独孤桀骜安安静静地接受她的惩罚,既没法平常那样身手敏捷地躲开,也没法挨了一下以后用小鹿般濡湿委屈的眼神看她。
独孤桀骜只是躺着,一动不动地躺着,不知道要躺多久。也许下一秒就会醒来,也许一辈子都不会醒来。
欧景年怔怔地看着她,手不知不觉地就改变了姿势,抚上了她的脸。
“其实,我很喜欢你。很喜欢,说不清是不是爱,可是就是很喜欢。你是这么久以来,第一个让我有安定的感觉的人。很奇怪吧?你这么闹腾的一个人,我却觉得你很踏实。我想跟你在一起一辈子,像一对普普通通的夫妇一样踏踏实实地过日子,不想要那些轰轰烈烈的恋情,或是什么江湖纠葛,社会纠纷。可惜我的感觉毕竟是错了。

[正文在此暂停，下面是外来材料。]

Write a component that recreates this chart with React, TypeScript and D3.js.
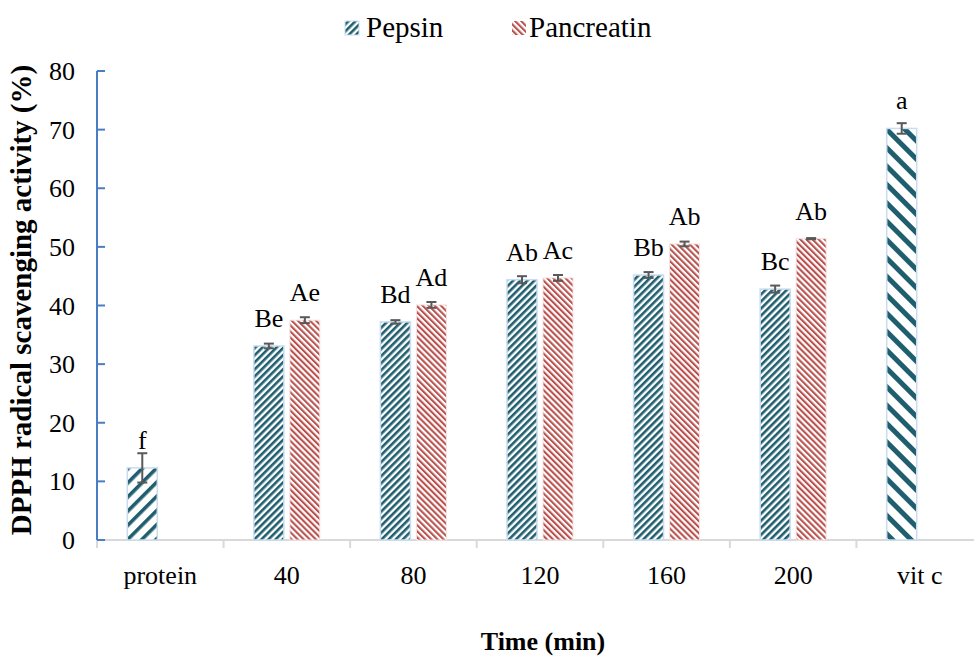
import React from "react";
import * as d3 from "d3";

const categories = ["protein", "40", "80", "120", "160", "200", "vit c"];
const pepsinValues = [12.3, 33.1, 37.2, 44.4, 45.2, 42.8, 70.2];
const pepsinErrors = [2.5, 0.4, 0.3, 0.6, 0.5, 0.6, 0.9];
const pepsinLabels = ["f", "Be", "Bd", "Ab", "Bb", "Bc", "a"];
const pancreatinValues: (number | null)[] = [null, 37.5, 40.1, 44.7, 50.5, 51.4, null];
const pancreatinErrors = [0, 0.5, 0.5, 0.5, 0.4, 0.1, 0];
const pancreatinLabels = ["", "Ae", "Ad", "Ac", "Ab", "Ab", ""];
const yTicks = [0, 10, 20, 30, 40, 50, 60, 70, 80];

const W = 974;
const H = 659;
const FONT = "'Liberation Serif', 'Times New Roman', serif";
const TEAL = "#1F5E6E";
const RED = "#B9514E";

export default function App() {
  const x = d3.scaleBand<string>().domain(categories).range([97, 983]).padding(0);
  const y = d3.scaleLinear().domain([0, 80]).range([540, 71]);
  const bw = 30;
  const off = 18;

  const pepFill = (i: number) =>
    i === 0 ? "url(#pProtein)" : i === 6 ? "url(#pVit)" : "url(#pPep)";

  return (
    <svg width={W} height={H} style={{ position: "absolute", left: 0, top: 0, background: "#fff" }}>
      <defs>
        <pattern id="pPep" patternUnits="userSpaceOnUse" width={5} height={5} patternTransform="rotate(45)">
          <rect x={0} y={0} width={5} height={5} fill="#fff" />
          <rect x={0} y={0} width={2.6} height={5} fill={TEAL} />
        </pattern>
        <pattern id="pPan" patternUnits="userSpaceOnUse" width={4.3} height={4.3} patternTransform="rotate(-45)">
          <rect x={0} y={0} width={4.3} height={4.3} fill="#fff" />
          <rect x={0} y={0} width={2.1} height={4.3} fill={RED} />
        </pattern>
        <pattern id="pProtein" patternUnits="userSpaceOnUse" width={10} height={10} patternTransform="rotate(45)">
          <rect x={0} y={0} width={10} height={10} fill="#fff" />
          <rect x={0} y={0} width={3.6} height={10} fill={TEAL} />
        </pattern>
        <pattern id="pVit" patternUnits="userSpaceOnUse" width={13} height={13} patternTransform="rotate(-45)">
          <rect x={0} y={0} width={13} height={13} fill="#fff" />
          <rect x={0} y={0} width={5} height={13} fill={TEAL} />
        </pattern>
      </defs>

      {/* x axis line */}
      <line x1={97} x2={983} y1={y(0)} y2={y(0)} stroke="#D9D9D9" strokeWidth={2} />
      {categories.map((c, i) => (
        <line key={"xt" + i} x1={x(c)!} x2={x(c)!} y1={y(0)} y2={y(0) + 8} stroke="#D9D9D9" strokeWidth={2} />
      ))}

      {/* bars */}
      {categories.map((c, i) => {
        const cx = x(c)! + x.bandwidth() / 2;
        const pv = pepsinValues[i];
        const px = cx - off;
        const els: React.ReactNode[] = [];
        els.push(
          <rect key={"pb" + i} x={px - bw / 2} y={y(pv)} width={bw} height={y(0) - y(pv)}
            fill={pepFill(i)} stroke="#C9DDF0" strokeWidth={1.5} />
        );
        const pe = pepsinErrors[i];
        els.push(
          <g key={"pe" + i} stroke="#595959" strokeWidth={2}>
            <line x1={px} x2={px} y1={y(pv + pe)} y2={y(pv - pe)} />
            <line x1={px - 5} x2={px + 5} y1={y(pv + pe)} y2={y(pv + pe)} />
            <line x1={px - 5} x2={px + 5} y1={y(pv - pe)} y2={y(pv - pe)} />
          </g>
        );
        els.push(
          <text key={"pl" + i} x={px} y={y(pv) - 19} textAnchor="middle" fontFamily={FONT} fontSize={26} fill="#000">
            {pepsinLabels[i]}
          </text>
        );
        const nv = pancreatinValues[i];
        if (nv != null) {
          const nx = cx + off;
          const ne = pancreatinErrors[i];
          els.push(
            <rect key={"nb" + i} x={nx - bw / 2} y={y(nv)} width={bw} height={y(0) - y(nv)}
              fill="url(#pPan)" stroke="#F4E3E3" strokeWidth={1} />
          );
          els.push(
            <g key={"ne" + i} stroke="#595959" strokeWidth={2}>
              <line x1={nx} x2={nx} y1={y(nv + ne)} y2={y(nv - ne)} />
              <line x1={nx - 5} x2={nx + 5} y1={y(nv + ne)} y2={y(nv + ne)} />
              <line x1={nx - 5} x2={nx + 5} y1={y(nv - ne)} y2={y(nv - ne)} />
            </g>
          );
          els.push(
            <text key={"nl" + i} x={nx} y={y(nv) - 19} textAnchor="middle" fontFamily={FONT} fontSize={26} fill="#000">
              {pancreatinLabels[i]}
            </text>
          );
        }
        return <g key={"c" + i}>{els}</g>;
      })}

      {/* y axis */}
      <line x1={97} x2={97} y1={y(80)} y2={y(0)} stroke="#4A7EC4" strokeWidth={2} />
      {yTicks.map((t) => (
        <g key={"yt" + t}>
          <line x1={97} x2={105} y1={y(t)} y2={y(t)} stroke="#4A7EC4" strokeWidth={2} />
          <text x={75} y={y(t)} dy="0.35em" textAnchor="end" fontFamily={FONT} fontSize={26} fill="#000">
            {t}
          </text>
        </g>
      ))}

      {/* x tick labels */}
      {categories.map((c) => (
        <text key={"xl" + c} x={x(c)! + x.bandwidth() / 2} y={584} textAnchor="middle" fontFamily={FONT} fontSize={26} fill="#000">
          {c}
        </text>
      ))}

      {/* axis titles */}
      <text x={543} y={650} textAnchor="middle" fontFamily={FONT} fontSize={26} fontWeight="bold" fill="#000">
        Time (min)
      </text>
      <text transform="translate(31,300) rotate(-90)" textAnchor="middle" fontFamily={FONT} fontSize={29} fontWeight="bold" fill="#000">
        DPPH radical scavenging activity (%)
      </text>

      {/* legend */}
      <rect x={345} y={21} width={14} height={14} fill="url(#pPep)" stroke="#C9DDF0" strokeWidth={1} />
      <text x={366} y={37} fontFamily={FONT} fontSize={29} fill="#000">Pepsin</text>
      <rect x={512} y={21} width={14} height={14} fill="url(#pPan)" />
      <text x={529} y={37} fontFamily={FONT} fontSize={29} fill="#000">Pancreatin</text>
    </svg>
  );
}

”
欧景年有些难过地闭了闭眼,手指温柔地在独孤桀骜的脸上来回拂拭:“独孤桀骜,我喜欢你。但是我不能接受你的所作所为。等你醒过来,我就要跟你分手了。我会帮你把身份证办好,帮你另外找一份工作,希望你以后能够好好做人,不要再做这些傻事。如果,我是说如果,如果以后你改好了,也许我们还能继续做朋友呢。”
指下的肌肤忽然挪动了一下,欧景年赶紧看向独孤桀骜。小姑娘像是眼皮被黏住了一样,反复睁了几次才完全睁开眼,那双眼睛水灵灵地盯着她,一如初见求收留时那样楚楚动人。
欧景年惊喜地叫了一声“独孤”,一把抓住她的手问:“你感觉怎么样?有哪里不舒服吗?陈医生说的那么吓人,结果你这么快就自己醒了,太好了。”她心里隐隐约约有点失望,毕竟独孤桀骜这么快就醒了,那么她们的结局似乎也近在眼前。她感情上有点不能接受这件事,理智却强迫着她直面事实。
独孤桀骜有些厌恶地把手从欧景年手里收回来,缓缓坐起身,像领导人视察一样把房间里扫视一圈,皱着眉开了头:“这是哪里?我为什么会在这里?”
欧景年赶紧解释:“这是医院,你和别人打架晕倒了。”她大张双臂,想要给独孤桀骜一个拥抱,却被独孤桀骜灵活地闪过:“你是谁?对我动手动脚干什么?”